Now, their pastry case is filled with Puerto Rican quesillos and alcapurrias – pastries filled with cream cheese and fried plantains stuffed with meat – alongside Cuban pastelitos and empanadas.

pilon isla verde
Chef Jose Rivera inhereted this traditional mortar and pestle from his grandmother. Now it has a place of honor in his Parker restaurant.

Atop the case sits a pilón: a mortar and pestle key to Puerto Rican cooking. This one is more than 70 years old and belonged to Rivera’s grandmother. It’s a symbol of where his family comes from – and a tool he uses every day in the kitchen.

The pilón is how Rivera makes his signature dish mofongo: fried plantains mashed with garlic and filled with meat.

While their menu includes dishes from across the Caribbean, Reyes said it makes her happy to offer Puerto Rican classics customers can’t find elsewhere. At Christmastime she serves pasteles, a labor of love that encases pork in a mixture of mashed plantains and wraps it all in a banana leaf. Reyes said customers love the nostalgic dish so much they’ve asked her to make it year-round.
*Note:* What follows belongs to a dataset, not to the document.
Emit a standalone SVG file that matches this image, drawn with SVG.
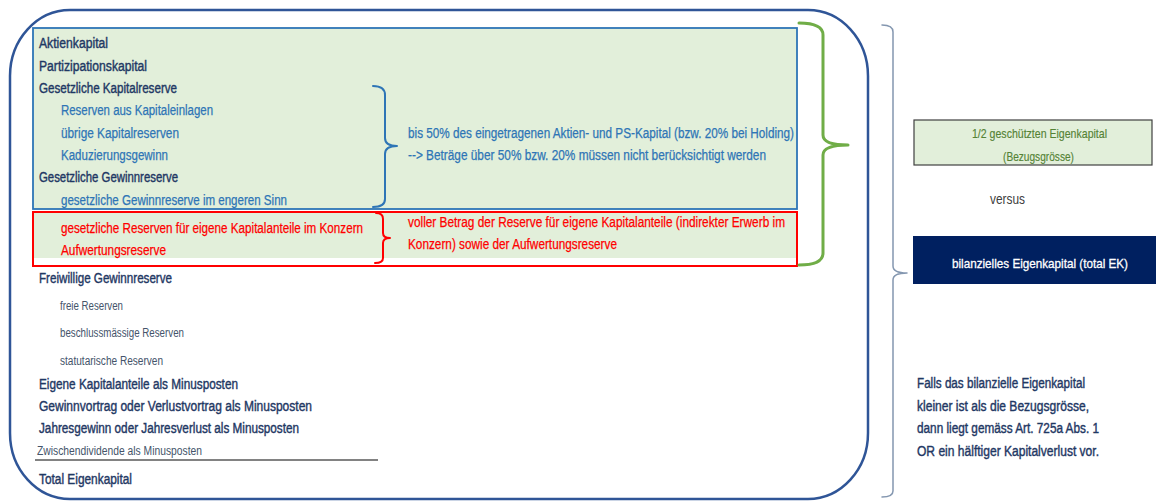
<svg xmlns="http://www.w3.org/2000/svg" width="1158" height="501" viewBox="0 0 1158 501">
<style>
text{font-family:"Liberation Sans",Arial,sans-serif;font-size:14px}
.nv{fill:#1F3864;stroke:#1F3864;stroke-width:0.4}
.bl{fill:#2E75B6;stroke:#2E75B6;stroke-width:0.25}
.rd{fill:#FF0000;stroke:#FF0000;stroke-width:0.25}
.sm{fill:#44546A;font-size:12.5px}
.gr{fill:#548235;font-size:13.5px;stroke:#548235;stroke-width:0.15}
.wh{fill:#FFFFFF;stroke:#FFFFFF;stroke-width:0.3;font-size:13px}
.brace{fill:none;stroke-linejoin:round;stroke-linecap:round}
</style>
<rect width="1158" height="501" fill="#FFFFFF"/>

<g id="outer-frame">
<rect x="10" y="10" width="858" height="489" rx="60" ry="66" fill="none" stroke="#2F5597" stroke-width="2.5"/>
</g>

<g id="protected-block">
<rect x="33" y="28" width="764" height="181" fill="#E2EFDA" stroke="#2E75B6" stroke-width="1.8"/>
<text class="nv" x="39" y="48" textLength="69" lengthAdjust="spacingAndGlyphs">Aktienkapital</text>
<text class="nv" x="39" y="70.5" textLength="108" lengthAdjust="spacingAndGlyphs">Partizipationskapital</text>
<text class="nv" x="39" y="93" textLength="138" lengthAdjust="spacingAndGlyphs">Gesetzliche Kapitalreserve</text>
<text class="bl" x="61" y="115" textLength="152" lengthAdjust="spacingAndGlyphs">Reserven aus Kapitaleinlagen</text>
<text class="bl" x="61" y="137.5" textLength="118" lengthAdjust="spacingAndGlyphs">übrige Kapitalreserven</text>
<text class="bl" x="61" y="160" textLength="107" lengthAdjust="spacingAndGlyphs">Kaduzierungsgewinn</text>
<text class="nv" x="39" y="182" textLength="139" lengthAdjust="spacingAndGlyphs">Gesetzliche Gewinnreserve</text>
<text class="bl" x="61" y="204.5" textLength="226" lengthAdjust="spacingAndGlyphs">gesetzliche Gewinnreserve im engeren Sinn</text>
<text class="bl" x="408" y="137.5" textLength="386" lengthAdjust="spacingAndGlyphs">bis 50% des eingetragenen Aktien- und PS-Kapital (bzw. 20% bei Holding)</text>
<text class="bl" x="408" y="160" textLength="358" lengthAdjust="spacingAndGlyphs">--&gt; Beträge über 50% bzw. 20% müssen nicht berücksichtigt werden</text>
</g>

<g id="full-amount-block">
<rect x="33" y="212" width="764" height="46" fill="#E2EFDA"/>
<rect x="33" y="212" width="764" height="54" fill="none" stroke="#FF0000" stroke-width="2"/>
<text class="rd" x="61" y="232.5" textLength="302" lengthAdjust="spacingAndGlyphs">gesetzliche Reserven für eigene Kapitalanteile im Konzern</text>
<text class="rd" x="61" y="254.5" textLength="105" lengthAdjust="spacingAndGlyphs">Aufwertungsreserve</text>
<text class="rd" x="408" y="226.5" textLength="377" lengthAdjust="spacingAndGlyphs">voller Betrag der Reserve für eigene Kapitalanteile (indirekter Erwerb im</text>
<text class="rd" x="408" y="249" textLength="209" lengthAdjust="spacingAndGlyphs">Konzern) sowie der Aufwertungsreserve</text>
</g>

<g id="other-items">
<text class="nv" x="39" y="282.5" textLength="133" lengthAdjust="spacingAndGlyphs">Freiwillige Gewinnreserve</text>
<text class="sm" x="60" y="309.5" textLength="63" lengthAdjust="spacingAndGlyphs">freie Reserven</text>
<text class="sm" x="60" y="337" textLength="124" lengthAdjust="spacingAndGlyphs">beschlussmässige Reserven</text>
<text class="sm" x="60" y="365" textLength="103" lengthAdjust="spacingAndGlyphs">statutarische Reserven</text>
<text class="nv" x="39" y="388.5" textLength="199" lengthAdjust="spacingAndGlyphs">Eigene Kapitalanteile als Minusposten</text>
<text class="nv" x="39" y="410.5" textLength="273" lengthAdjust="spacingAndGlyphs">Gewinnvortrag oder Verlustvortrag als Minusposten</text>
<text class="nv" x="39" y="432.5" textLength="260" lengthAdjust="spacingAndGlyphs">Jahresgewinn oder Jahresverlust als Minusposten</text>
<text class="sm" x="37" y="454.5" textLength="165" lengthAdjust="spacingAndGlyphs">Zwischendividende als Minusposten</text>
<line x1="35" y1="460" x2="378" y2="460" stroke="#595959" stroke-width="1.5"/>
<text class="nv" x="39" y="484" textLength="93" lengthAdjust="spacingAndGlyphs">Total Eigenkapital</text>
</g>

<g id="reference-size">
<rect x="914" y="120" width="238" height="45" fill="#E2EFDA" stroke="#404040" stroke-width="1.2"/>
<text class="gr" x="1039.5" y="138" text-anchor="middle" textLength="135" lengthAdjust="spacingAndGlyphs">1/2 geschützten Eigenkapital</text>
<text class="gr" x="1038.5" y="161" text-anchor="middle" textLength="71" lengthAdjust="spacingAndGlyphs">(Bezugsgrösse)</text>
</g>

<g id="versus">
<text x="990" y="204" font-size="12" fill="#404040" textLength="35" lengthAdjust="spacingAndGlyphs">versus</text>
</g>

<g id="balance-equity">
<rect x="913" y="236" width="243" height="48" fill="#002060"/>
<text class="wh" x="1040" y="267.5" text-anchor="middle" textLength="176" lengthAdjust="spacingAndGlyphs">bilanzielles Eigenkapital (total EK)</text>
</g>

<g id="conclusion">
<text class="nv" x="917" y="387.5" textLength="168" lengthAdjust="spacingAndGlyphs">Falls das bilanzielle Eigenkapital</text>
<text class="nv" x="917" y="410.5" textLength="172" lengthAdjust="spacingAndGlyphs">kleiner ist als die Bezugsgrösse,</text>
<text class="nv" x="917" y="433" textLength="182" lengthAdjust="spacingAndGlyphs">dann liegt gemäss Art. 725a Abs. 1</text>
<text class="nv" x="917" y="455.5" textLength="182" lengthAdjust="spacingAndGlyphs">OR ein hälftiger Kapitalverlust vor.</text>
</g>

<g id="connectors">
<path class="brace" stroke="#2E75B6" stroke-width="2" d="M373,86 Q385,86 385,95 L385,138 Q385,146 397,146 Q385,146 385,154 L385,199 Q385,207 373,207"/>
<path class="brace" stroke="#FF0000" stroke-width="2" d="M376,213 Q383,213 383,219 L383,233 Q383,238 390,238 Q383,238 383,243 L383,258 Q383,263 375,263"/>
<path class="brace" stroke="#70AD47" stroke-width="3" d="M799,23 Q823,23 823,35 L823,135 Q823,145 848,145 Q823,145 823,155 L823,253 Q823,265 799,265"/>
<path class="brace" stroke="#8497B0" stroke-width="1.5" d="M882,25 Q893,25 893,32 L893,266 Q893,273 907,273 Q893,273 893,280 L893,491 Q893,497 882,497"/>
</g>
</svg>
Now, she takes custom orders with a two-week lead time.

Reyes also serves up desserts like flan and banana bread with ice cream.

"I bring my own recipe,” she said. “So, people love it.”

So far, the chefs said they’ve had customers looking for nostalgic flavors of Puerto Rico, Cuba and the Dominican Republic – along with people trying the cuisine for the first time.

"There's an option for everybody, for everybody, no matter where they come from,” Rivera said. “The most beautiful thing is that they are accepting us.”